The image of knitting has undergone a sea change in the past few years, and it is no longer subject to ageist and sexist stereotypes. It is now a popular activity for all ages and genders, which can produce adorable baby boutique clothes such as booties, or pretty and stylish crochet bikinis.
This fun and creative craft has benefits beyond producing gorgeous handmade clothes and toys, however. The mental and physical health benefits of knitting have been in the spotlight in recent times, and never more so than over the difficulties of the past year. It has even become a new way to socialise and meet people, with online clubs thriving.
The rhythmic motion of the needles is known to have a soothing effect on the mind, helping to alleviate symptoms of anxiety, stress, and depression. The repetitive movements which become second nature to the seasoned knitter can produce a meditative effect, which is calming and yet also creative.

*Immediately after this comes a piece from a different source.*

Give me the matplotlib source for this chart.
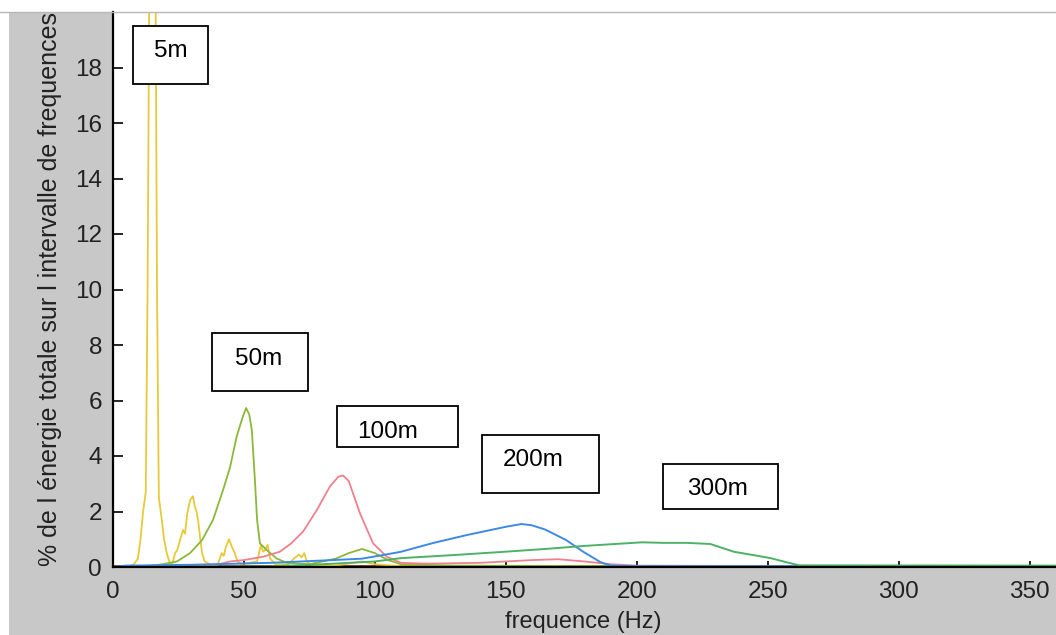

There are even claims that the gentle movements are good for the fingers, keeping the joints healthy and helping to ward off conditions such as arthritis. Furthermore, because the activity involves both the brain and the body, it improves fine motor skills and stimulates mental functions, which is important to prevent cognitive decline.
During lockdown, thousands of people turned to spinning a yarn as a way to fill their time, as The Guardian reported, and discovered the therapeutic potential of this rewarding craft. Global style icons such as the singer Harry Styles and Michelle Obama were spotted sporting authentic woollen garments, sealing a fashion resurgence for knitwear.
The BBC reports that the shift towards homemade products has also been driven by the younger generation waking up to the need to combat climate change. People are opening their eyes to the harmful fast fashion industry, which is damaging to the environment and exploitative to all but the most high-level employees.
As a reaction to this, there has been a wider renaissance of the Arts and Crafts movement of the late 19th century, which was led by William Morris. It marked a change in the value society placed on how things were made. It was born out of a reaction to the damaging effects of industrialisation, which saw the rapid rise of crowded and polluted cities.
The poor quality of mass-produced machine goods, and the often horrendous working conditions of the labour force, caused a shift in manufacturing priorities. There was a drive to produce goods which had greater ethical integrity, and recognised the creativity and humanity of the people who produced them.
There are strong echoes of these principles in the recent revival of traditional crafts, such as knitting and embroidery. Not only are people making bespoke products, a new generation of manufacturers are sourcing materials from sustainable suppliers, and being transparent about their procurement processes.
Forward thinking, millennial focused companies are leading the way, by taking old methods and attitudes and reclaiming them to help shape a better future.